If your asking about fall protection from the porch you may find your answer in R312.

https://codes.iccsafe.org/public/document/IRC2018/chapter-3-building-planning


----------



## north star (Mar 18, 2018)

*= = = =*

SSchultz,

Welcome to The Building Codes Forum !  

Which Code & edition is being used where this
new house was built  ?

*= = = =*


----------



## cda (Mar 18, 2018)

Welcome!!

Not sure if any other cheese heads on the site??


----------



## ICE (Mar 18, 2018)

SSchultz said:


> Greetings!  Nice to see there's a forum for building code inspection questions.  Can someone please point me to the correct forum to ask a question about porch & hand railings?  I had a contractor build a new house approximately 6 months ago, and have a few questions about adherence to code.  One issue is the porch and handrails which I'm told should have skeletons inside & none of them do.
> 
> Thanks so much in advance!




Welcome,
Pictures will facilitate intelligent answers.


----------



## cda (Mar 18, 2018)

SSchultz said:


> Greetings!  Nice to see there's a forum for building code inspection questions.  Can someone please point me to the correct forum to ask a question about porch & hand railings?  I had a contractor build a new house approximately 6 months ago, and have a few questions about adherence to code.  One issue is the porch and handrails which I'm told should have skeletons inside & none of them do.
> 
> Thanks so much in advance!




If you have a couple of pictures, and you can convert then to a link.

You can post the link.,

Or pay a little and become a full "sawhorse" support the site and post pictures, just by uploading them.


----------



## mark handler (Mar 19, 2018)

SSchultz said:


> Greetings!  Nice to see there's a forum for building code inspection questions.  Can someone please point me to the correct forum to ask a question about porch & hand railings?  I had a contractor build a new house approximately 6 months ago, and have a few questions about adherence to code.  One issue is the porch and handrails which I'm told should have skeletons inside & none of them do.
> 
> Thanks so much in advance!


What is a "skeleton", in relation to stairs? Is it a Stringer?


----------



## cda (Mar 19, 2018)

mark handler said:


> What is a "skeleton", in relation to stairs? Is it a Stringer?
> View attachment 2799



I am thinking the ball rule??    No barrier in the railing??


----------



## Pcinspector1 (Mar 19, 2018)

Support inside the railings, I'm guessing? Aluminum rails?

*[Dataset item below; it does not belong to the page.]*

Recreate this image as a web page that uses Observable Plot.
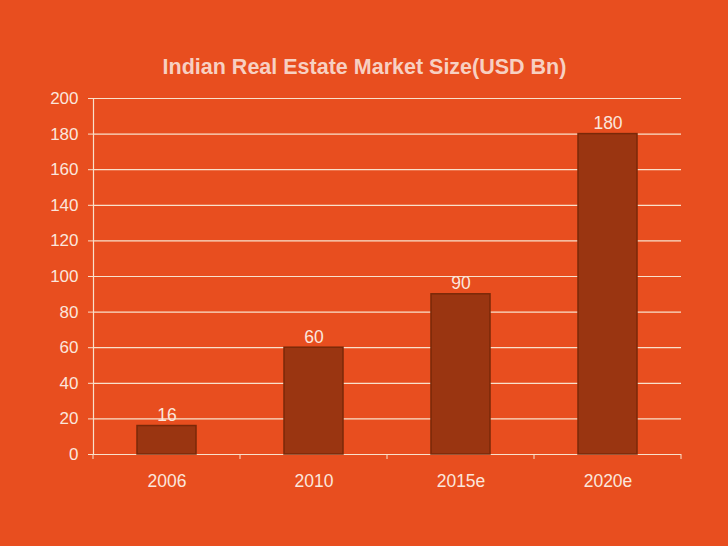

Never heard of that term "Skeleton" in reference to deck building? 

Please provide additional information!


----------



## mark handler (Mar 19, 2018)

cda said:


> I am thinking the ball rule??    No barrier in the railing??


----------



## mark handler (Mar 19, 2018)

How high off the ground is the porch?
How many risers?

"...walking surface which is more than _30 inches_ above the floor or grade below shall have guards..."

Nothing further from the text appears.